Mission d'information enjeux de la filière sidérurgique — Réunion du 5 juin 2019 à 14h30
Audition de M. Xavier Bertrand président de la région hauts-de-france

Xavier Bertrand, président de la Région Hauts-de-France :

Il nous manque un ministère dédié à l'Industrie. M. Bruno Le Maire mouille réellement la chemise. Mais si l'industrie est une priorité, alors ce ministère doit relever d'un poste à plein temps. Au moment de la crise de 2008, nous avions une cellule d'intervention le plus en amont possible et qui jouait un rôle d'alerte. Dans ce même esprit, comme président de Région, je reçois chaque semaine un récapitulatif des difficultés rencontrées par les entreprises des Hauts-de-France. Il importe d'intervenir le plus en amont possible : ce rôle est avant tout celui d'un architecte et non d'un pompier. Il ne faut pas non plus dire blanc la veille et noir au lendemain des élections, comme j'ai pu le constater sur de nombreux sujets, quelles que soient les mandatures !

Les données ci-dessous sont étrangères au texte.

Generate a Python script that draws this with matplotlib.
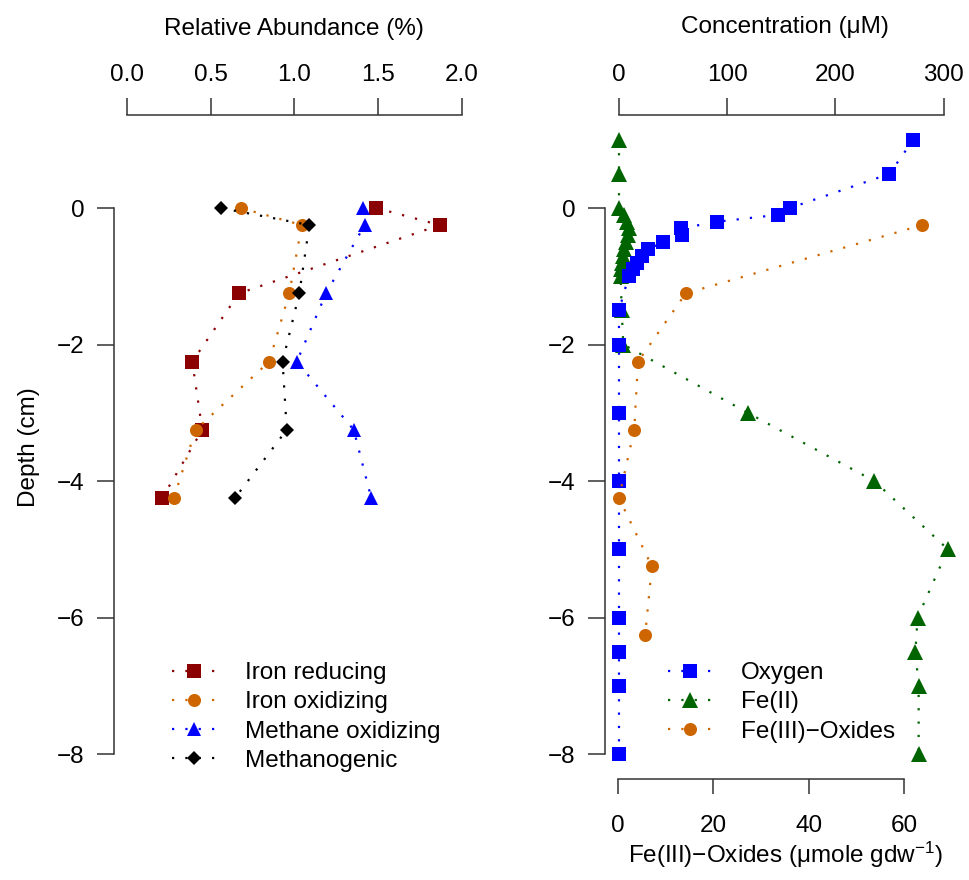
import matplotlib
matplotlib.use("Agg")
import matplotlib.pyplot as plt

plt.rcParams['font.family'] = ['Liberation Sans', 'DejaVu Sans']
plt.rcParams['mathtext.fontset'] = 'custom'
plt.rcParams['mathtext.rm'] = 'Liberation Sans'
plt.rcParams['mathtext.it'] = 'Liberation Sans:italic'
plt.rcParams['axes.unicode_minus'] = True

# ---------------- data ----------------
depth_bio = [0, -0.25, -1.25, -2.25, -3.25, -4.25]
iron_reducing = [1.49, 1.87, 0.67, 0.39, 0.45, 0.21]
iron_oxidizing = [0.68, 1.045, 0.97, 0.85, 0.41, 0.28]
methane_oxidizing = [1.41, 1.42, 1.19, 1.015, 1.355, 1.46]
methanogenic = [0.56, 1.09, 1.03, 0.93, 0.955, 0.645]

depth_o2 = [1.0, 0.5, 0.0, -0.1, -0.2, -0.3, -0.4, -0.5, -0.6, -0.7, -0.8,
            -0.9, -1.0, -1.5, -2, -3, -4, -5, -6, -6.5, -7, -8]
oxygen = [272, 250, 158, 147, 91, 57, 58, 41, 27, 21, 17,
          13, 9, 0, 0, 0, 0, 0, 0, 0, 0, 0]

depth_fe2 = [1.0, 0.5, 0.0, -0.1, -0.2, -0.3, -0.4, -0.5, -0.6, -0.7, -0.8,
             -0.9, -1.0, -1.5, -2, -3, -4, -5, -6, -6.5, -7, -8]
fe2 = [0, 0, 0, 5, 7.5, 9.5, 8.5, 6.5, 5, 4, 3,
       2, 1.5, 2.5, 4, 119, 236, 304, 276, 274, 277, 277]

depth_fe3 = [-0.25, -1.25, -2.25, -3.25, -4.25, -5.25, -6.25]
fe3_oxides = [63.7, 14.2, 4.2, 3.4, 0.2, 7.1, 5.7]

abund_ticks = [0.0, 0.5, 1.0, 1.5, 2.0]
abund_labels = ['0.0', '0.5', '1.0', '1.5', '2.0']
depth_ticks = [0, -2, -4, -6, -8]
depth_labels = ['0', '\u22122', '\u22124', '\u22126', '\u22128']
conc_ticks = [0, 100, 200, 300]
conc_labels = ['0', '100', '200', '300']
fe3_ticks = [0, 20, 40, 60]
fe3_labels = ['0', '20', '40', '60']

# ---------------- styles ----------------
W, H = 969, 880
FS = 17.5
AXC = '#333333'
DOT = (0, (1, 5))
LW = 1.6
C_RED = '#8B0000'
C_ORG = '#CD6600'
C_BLU = '#0000FF'
C_BLK = '#000000'
C_GRN = '#006400'

fig = plt.figure(figsize=(W / 100, H / 100), dpi=100)

y_top, y_bot = 115, 779
ylim = (-8.366, 1.363)

def px_axes(x0, x1):
    return [x0 / W, 1 - y_bot / H, (x1 - x0) / W, (y_bot - y_top) / H]

def style_common(ax):
    for s in ax.spines.values():
        s.set_visible(False)
    ax.tick_params(axis='both', direction='out', length=12, width=1.1,
                   color=AXC, labelsize=FS, pad=9)
    ax.patch.set_alpha(0)

def show_spine(ax, side, lo, hi):
    sp = ax.spines[side]
    sp.set_visible(True)
    sp.set_bounds(lo, hi)
    sp.set_color(AXC)
    sp.set_linewidth(1.1)

leg_kw = dict(frameon=False, fontsize=FS, handlelength=1.85,
              handletextpad=1.15, labelspacing=0.3, borderpad=0,
              borderaxespad=0, numpoints=1, loc='upper left')

# ---------------- left panel ----------------
axl = fig.add_axes(px_axes(113.6, 475))
style_common(axl)
axl.set_xlim(-0.08, 2.08)
axl.set_ylim(*ylim)
axl.xaxis.set_ticks_position('top')
axl.xaxis.set_label_position('top')
axl.set_xticks(abund_ticks)
axl.set_xticklabels(abund_labels)
axl.set_yticks(depth_ticks)
axl.set_yticklabels(depth_labels)
show_spine(axl, 'top', 0, 2)
show_spine(axl, 'left', -8, 0)
axl.set_xlabel('Relative Abundance (%)', fontsize=FS, labelpad=21)
axl.set_ylabel('Depth (cm)', fontsize=FS, labelpad=12)

l1, = axl.plot(iron_reducing, depth_bio, color=C_RED, ls=DOT, lw=LW,
               marker='s', ms=9.4, mew=0, label='Iron reducing')
l2, = axl.plot(iron_oxidizing, depth_bio, color=C_ORG, ls=DOT, lw=LW,
               marker='o', ms=9.4, mew=0, label='Iron oxidizing')
l3, = axl.plot(methane_oxidizing, depth_bio, color=C_BLU, ls=DOT, lw=LW,
               marker='^', ms=10.5, mew=0, label='Methane oxidizing')
l4, = axl.plot(methanogenic, depth_bio, color=C_BLK, ls=DOT, lw=LW,
               marker='D', ms=7.2, mew=0, label='Methanogenic')

axl.legend(handles=[l1, l2, l3, l4],
           bbox_to_anchor=(172 / W, 1 - 662 / H),
           bbox_transform=fig.transFigure, **leg_kw)

# ---------------- right panel ----------------
xr0, xr1 = 604.6, 965.6
fe_lim = (-2.8, 72.8)
conc_lim = (-13.29, 320.4)

axr = fig.add_axes(px_axes(xr0, xr1))
axf = axr.twiny()
style_common(axr)
style_common(axf)

axr.set_xlim(*conc_lim)
axr.set_ylim(*ylim)
axr.xaxis.set_ticks_position('top')
axr.xaxis.set_label_position('top')
axr.set_xticks(conc_ticks)
axr.set_xticklabels(conc_labels)
axr.set_yticks(depth_ticks)
axr.set_yticklabels(depth_labels)
show_spine(axr, 'top', 0, 300)
show_spine(axr, 'left', -8, 0)
axr.set_xlabel('Concentration (\u03bcM)', fontsize=FS, labelpad=22)

r2, = axr.plot(fe2, depth_fe2, color=C_GRN, ls=DOT, lw=LW,
               marker='^', ms=11, mew=0, label='Fe(II)')
r1, = axr.plot(oxygen, depth_o2, color=C_BLU, ls=DOT, lw=LW,
               marker='s', ms=9.4, mew=0, label='Oxygen')

axf.set_xlim(*fe_lim)
axf.set_ylim(*ylim)
axf.xaxis.set_ticks_position('bottom')
axf.xaxis.set_label_position('bottom')
axf.set_xticks(fe3_ticks)
axf.set_xticklabels(fe3_labels)
axf.tick_params(axis='x', length=11, pad=15)
axf.tick_params(axis='y', left=False, right=False, labelleft=False,
                labelright=False)
show_spine(axf, 'bottom', 0, 60)
axf.set_xlabel('Fe(III)\u2212Oxides (\u03bcmole gdw$^{-1}$)', fontsize=FS,
               labelpad=2)

r3, = axf.plot(fe3_oxides, depth_fe3, color=C_ORG, ls=DOT, lw=LW,
               marker='o', ms=9.4, mew=0, label='Fe(III)\u2212Oxides')

axf.legend(handles=[r1, r2, r3],
           bbox_to_anchor=(668 / W, 1 - 662 / H),
           bbox_transform=fig.transFigure, **leg_kw)

fig.savefig('out.png', dpi=100)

Allons jusqu'au bout de ce raisonnement : il faut une administration dédiée dans un ministère spécifique si l'on estime que l'industrie est une priorité. Conduire un travail de veille permet également d'intervenir avant qu'il ne soit trop tard.

Je n'ai pas souligné le rôle des banques. Sans vouloir généraliser, aller voir certaines d'entre elles uniquement si vous n'avez pas besoin d'elles. J'ai des exemples en tête dans ma région. Puisque j'avais fait campagne sur la thématique du travail, je n'ai pas délégué la compétence industrielle et économique que j'assume dès lors totalement. Je vois les dossiers en direct. Seules les banques qui disposent d'une implantation régionale, à l'inverse de plus grands groupes nationaux, dont la part de marché susciterait sans doute l'étonnement, répondent présent. BpiFrance est certes présente, mais elle ne va pas sur certains risques et, bien qu'actionnaire de Vallourec, elle ne s'est pas impliquée dans le dossier Ascoval. Certaines banques demeurent aux abonnés absents ! Encore une fois, si la Région ne croyait pas à ce dossier, elle n'aurait pas décaissé 12 millions d'euros d'avances sur le solde de l'opération ! De la même manière, elle n'aurait pas engagé 3,5 millions d'euros d'avances remboursables sur le dossier TIM. Est-ce son travail ? Non ! Mais que dire à nos concitoyens si personne n'agit ?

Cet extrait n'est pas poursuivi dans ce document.